= Data section =

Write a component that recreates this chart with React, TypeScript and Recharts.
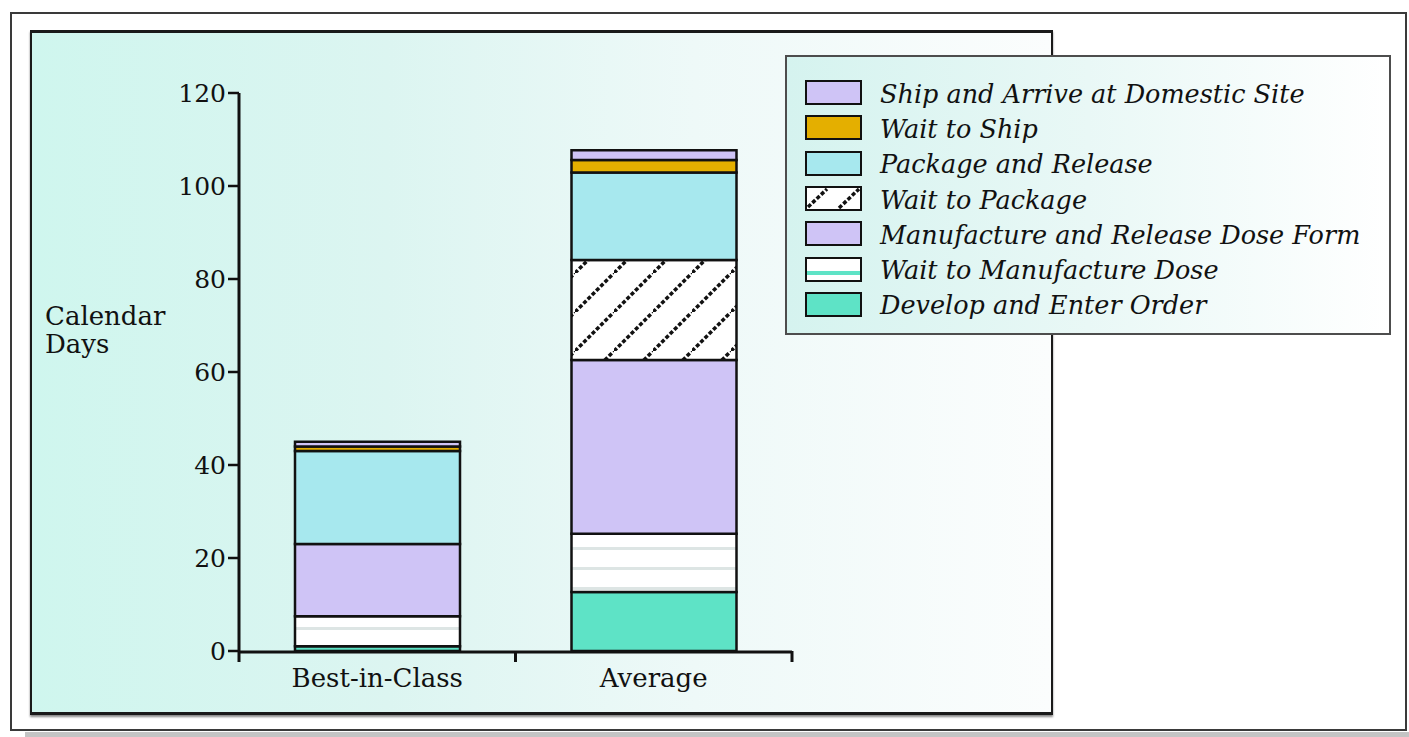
import React from 'react';
import { BarChart, Bar, XAxis, YAxis, Legend } from 'recharts';

// calendar days per step, bottom to top of each stack
const categories = ['Best-in-Class', 'Average'];
const developOrder = [1, 12.7];
const waitManufacture = [6.5, 12.5];
const manufactureDose = [15.5, 37.4];
const waitPackage = [0, 21.5];
const packageRelease = [20, 18.8];
const waitShip = [1, 2.7];
const shipArrive = [1, 2.1];

const yTicks = [0, 20, 40, 60, 80, 100, 120];
const bandEdges = [0, 1, 2];

const steps = [
  { key: 'develop', name: 'Develop and Enter Order', values: developOrder },
  { key: 'waitMfg', name: 'Wait to Manufacture Dose', values: waitManufacture },
  { key: 'mfg', name: 'Manufacture and Release Dose Form', values: manufactureDose },
  { key: 'waitPkg', name: 'Wait to Package', values: waitPackage },
  { key: 'pkg', name: 'Package and Release', values: packageRelease },
  { key: 'waitShip', name: 'Wait to Ship', values: waitShip },
  { key: 'ship', name: 'Ship and Arrive at Domestic Site', values: shipArrive },
];

const fills: Record<string, string> = {
  develop: '#5ee3c6',
  waitMfg: 'url(#waitMfgPattern)',
  mfg: '#cfc4f6',
  waitPkg: 'url(#waitPkgPattern)',
  pkg: '#a7e8ee',
  waitShip: '#e4af00',
  ship: '#cfc4f6',
};

const data = categories.map((name, i) => {
  const row: Record<string, string | number> = { name, edge: i };
  steps.forEach((s) => (row[s.key] = s.values[i]));
  return row;
});

const serif = '"DejaVu Serif", serif';

function Swatch({ k }: { k: string }) {
  return (
    <svg width={57} height={25} style={{ display: 'block', flex: 'none' }}>
      <rect x={1} y={1} width={55} height={23} fill={k === 'waitMfg' || k === 'waitPkg' ? '#fff' : fills[k]} stroke="#111" strokeWidth={2} />
      {k === 'waitMfg' && <rect x={2} y={14} width={53} height={4} fill="#5ee3c6" />}
      {k === 'waitPkg' && (
        <g stroke="#111" strokeWidth={3.5} strokeDasharray="4 2">
          <line x1={3} y1={21} x2={22} y2={3} />
          <line x1={34} y1={22} x2={54} y2={3} />
        </g>
      )}
    </svg>
  );
}

function LegendBox(props: any) {
  const order = steps.map((s) => s.key).reverse();
  const items = [...(props.payload ?? [])].sort(
    (a: any, b: any) => order.indexOf(a.dataKey) - order.indexOf(b.dataKey)
  );
  return (
    <div
      style={{
        width: 606,
        height: 280,
        boxSizing: 'border-box',
        border: '2px solid #4d4d4d',
        background: 'linear-gradient(to right, #d5f3ef 0%, #e9f8f6 50%, #ffffff 100%)',
        padding: '18px 0 0 18px',
        fontFamily: serif,
        fontStyle: 'italic',
        fontSize: 25.5,
        color: '#111',
      }}
    >
      {items.map((it: any) => (
        <div key={it.dataKey} style={{ display: 'flex', alignItems: 'center', height: 35.3 }}>
          <Swatch k={it.dataKey} />
          <span style={{ marginLeft: 18, whiteSpace: 'nowrap', position: 'relative', top: 1 }}>{it.value}</span>
        </div>
      ))}
    </div>
  );
}

function AxisTitle(props: any) {
  const { viewBox } = props;
  const x = viewBox.x - 114;
  const y = viewBox.y + 232;
  return (
    <text x={x} y={y} fontFamily={serif} fontSize={26} fill="#111">
      <tspan x={x}>Calendar</tspan>
      <tspan x={x} dy={28}>Days</tspan>
    </text>
  );
}

export default function App() {
  return (
    <div style={{ position: 'absolute', left: 0, top: 0, width: 1409, height: 737, background: '#fff', overflow: 'hidden' }}>
      <div style={{ position: 'absolute', left: 25, top: 732, width: 1384, height: 5, background: '#c4c4c4' }} />
      <div style={{ position: 'absolute', left: 10, top: 12, width: 1397, height: 719, boxSizing: 'border-box', border: '2px solid #3a3a3a' }} />
      <div
        style={{
          position: 'absolute',
          left: 30,
          top: 30,
          width: 1023,
          height: 685,
          boxSizing: 'border-box',
          border: '2px solid #1a1a1a',
          borderTopWidth: 3,
          borderBottomWidth: 3,
          boxShadow: '0 2px 2px #888',
          background: 'linear-gradient(to right, #cff6ee 0%, #dcf5f1 35%, #eef9f8 65%, #fbfdfd 100%)',
        }}
      />
      <div style={{ position: 'absolute', left: 0, top: 0 }}>
        <BarChart
          width={1409}
          height={737}
          data={data}
          margin={{ top: 93, right: 617, bottom: 84, left: 159 }}
          barSize={165}
        >
          <defs>
            <pattern id="waitMfgPattern" patternUnits="userSpaceOnUse" width={20} height={20}>
              <rect width={20} height={20} fill="#fff" />
              <rect y={7} width={20} height={3} fill="#dde5e4" />
            </pattern>
            <pattern id="waitPkgPattern" patternUnits="userSpaceOnUse" x={-10} width={39} height={39}>
              <rect width={39} height={39} fill="#fff" />
              <line x1={0} y1={39} x2={39} y2={0} stroke="#111" strokeWidth={3.5} strokeDasharray="4 2" />
            </pattern>
          </defs>
          <XAxis
            xAxisId="cat"
            dataKey="name"
            height={1}
            axisLine={{ stroke: '#111', strokeWidth: 3 }}
            tickLine={false}
            tickSize={10}
            tickMargin={7}
            tick={{ fill: '#111', fontSize: 26, fontFamily: serif }}
          />
          <XAxis
            xAxisId="band"
            dataKey="edge"
            type="number"
            domain={[0, 2]}
            allowDataOverflow
            ticks={bandEdges}
            interval={0}
            height={1}
            axisLine={false}
            tickSize={11}
            tickLine={{ stroke: '#111', strokeWidth: 3 }}
            tick={{ fontSize: 1, fill: 'none' }}
            tickFormatter={() => ''}
          />
          <YAxis
            width={80}
            domain={[0, 120]}
            ticks={yTicks}
            axisLine={{ stroke: '#111', strokeWidth: 3 }}
            tickLine={{ stroke: '#111', strokeWidth: 2.5 }}
            tickSize={11}
            tickMargin={2}
            tick={{ fill: '#111', fontSize: 25, fontFamily: serif }}
            label={<AxisTitle />}
          />
          <Legend
            layout="vertical"
            align="center"
            verticalAlign="middle"
            wrapperStyle={{ left: 785, top: 55, width: 606 }}
            content={<LegendBox />}
          />
          {steps.map((s) => (
            <Bar
              key={s.key}
              xAxisId="cat"
              dataKey={s.key}
              name={s.name}
              stackId="days"
              fill={fills[s.key]}
              stroke="#111"
              strokeWidth={2.5}
              isAnimationActive={false}
            />
          ))}
        </BarChart>
      </div>
    </div>
  );
}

= Written problem =
Write out again, exactly, the lines from the start of the listing up to the line containing "XAxis, YAxis, Legend", with both ends and without pictures.

= Complete output =
Write a component that recreates this chart with React, TypeScript and Recharts.
import React from 'react';
import { BarChart, Bar, XAxis, YAxis, Legend } from 'recharts';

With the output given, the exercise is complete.